> [Data block]:
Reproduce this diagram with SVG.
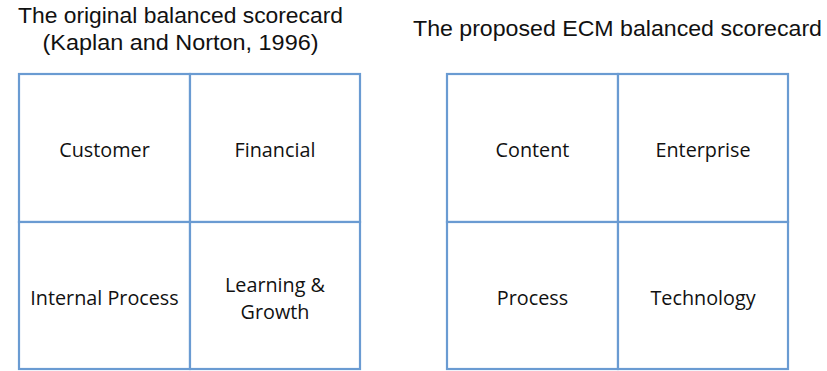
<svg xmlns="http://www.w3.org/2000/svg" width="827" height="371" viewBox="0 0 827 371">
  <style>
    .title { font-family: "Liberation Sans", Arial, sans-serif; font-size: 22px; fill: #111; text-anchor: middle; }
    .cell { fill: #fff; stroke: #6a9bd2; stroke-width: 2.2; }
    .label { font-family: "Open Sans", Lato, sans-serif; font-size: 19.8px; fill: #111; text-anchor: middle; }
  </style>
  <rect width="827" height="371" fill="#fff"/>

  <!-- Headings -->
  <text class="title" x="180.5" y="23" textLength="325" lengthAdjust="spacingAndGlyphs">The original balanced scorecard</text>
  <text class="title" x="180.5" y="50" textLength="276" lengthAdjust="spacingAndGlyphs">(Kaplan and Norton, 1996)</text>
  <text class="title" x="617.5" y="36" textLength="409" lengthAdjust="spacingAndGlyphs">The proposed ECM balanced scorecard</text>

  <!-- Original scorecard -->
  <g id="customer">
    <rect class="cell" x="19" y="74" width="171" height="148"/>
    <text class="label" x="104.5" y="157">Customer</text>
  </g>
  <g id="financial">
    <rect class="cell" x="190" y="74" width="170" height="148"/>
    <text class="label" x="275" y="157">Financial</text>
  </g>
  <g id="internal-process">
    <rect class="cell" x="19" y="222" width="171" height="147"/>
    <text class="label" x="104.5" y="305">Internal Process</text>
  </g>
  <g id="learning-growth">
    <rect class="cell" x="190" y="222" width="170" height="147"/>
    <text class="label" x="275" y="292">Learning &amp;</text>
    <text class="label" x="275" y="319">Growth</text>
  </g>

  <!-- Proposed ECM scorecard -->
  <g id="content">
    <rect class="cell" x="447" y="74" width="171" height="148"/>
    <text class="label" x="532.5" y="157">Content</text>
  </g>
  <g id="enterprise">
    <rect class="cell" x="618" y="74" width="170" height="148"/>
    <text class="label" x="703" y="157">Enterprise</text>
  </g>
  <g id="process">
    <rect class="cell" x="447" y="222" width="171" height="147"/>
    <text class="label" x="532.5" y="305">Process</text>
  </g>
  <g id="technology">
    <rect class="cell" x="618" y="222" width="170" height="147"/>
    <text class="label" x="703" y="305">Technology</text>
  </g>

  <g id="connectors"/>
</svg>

> [What to produce]: Quote the data exactly, leaving every image out of the copy.

> [Response to this task]:
Reproduce this diagram with SVG.
<svg xmlns="http://www.w3.org/2000/svg" width="827" height="371" viewBox="0 0 827 371">
  <style>
    .title { font-family: "Liberation Sans", Arial, sans-serif; font-size: 22px; fill: #111; text-anchor: middle; }
    .cell { fill: #fff; stroke: #6a9bd2; stroke-width: 2.2; }
    .label { font-family: "Open Sans", Lato, sans-serif; font-size: 19.8px; fill: #111; text-anchor: middle; }
  </style>
  <rect width="827" height="371" fill="#fff"/>

  <!-- Headings -->
  <text class="title" x="180.5" y="23" textLength="325" lengthAdjust="spacingAndGlyphs">The original balanced scorecard</text>
  <text class="title" x="180.5" y="50" textLength="276" lengthAdjust="spacingAndGlyphs">(Kaplan and Norton, 1996)</text>
  <text class="title" x="617.5" y="36" textLength="409" lengthAdjust="spacingAndGlyphs">The proposed ECM balanced scorecard</text>

  <!-- Original scorecard -->
  <g id="customer">
    <rect class="cell" x="19" y="74" width="171" height="148"/>
    <text class="label" x="104.5" y="157">Customer</text>
  </g>
  <g id="financial">
    <rect class="cell" x="190" y="74" width="170" height="148"/>
    <text class="label" x="275" y="157">Financial</text>
  </g>
  <g id="internal-process">
    <rect class="cell" x="19" y="222" width="171" height="147"/>
    <text class="label" x="104.5" y="305">Internal Process</text>
  </g>
  <g id="learning-growth">
    <rect class="cell" x="190" y="222" width="170" height="147"/>
    <text class="label" x="275" y="292">Learning &amp;</text>
    <text class="label" x="275" y="319">Growth</text>
  </g>

  <!-- Proposed ECM scorecard -->
  <g id="content">
    <rect class="cell" x="447" y="74" width="171" height="148"/>
    <text class="label" x="532.5" y="157">Content</text>
  </g>
  <g id="enterprise">
    <rect class="cell" x="618" y="74" width="170" height="148"/>
    <text class="label" x="703" y="157">Enterprise</text>
  </g>
  <g id="process">
    <rect class="cell" x="447" y="222" width="171" height="147"/>
    <text class="label" x="532.5" y="305">Process</text>
  </g>
  <g id="technology">
    <rect class="cell" x="618" y="222" width="170" height="147"/>
    <text class="label" x="703" y="305">Technology</text>
  </g>

  <g id="connectors"/>
</svg>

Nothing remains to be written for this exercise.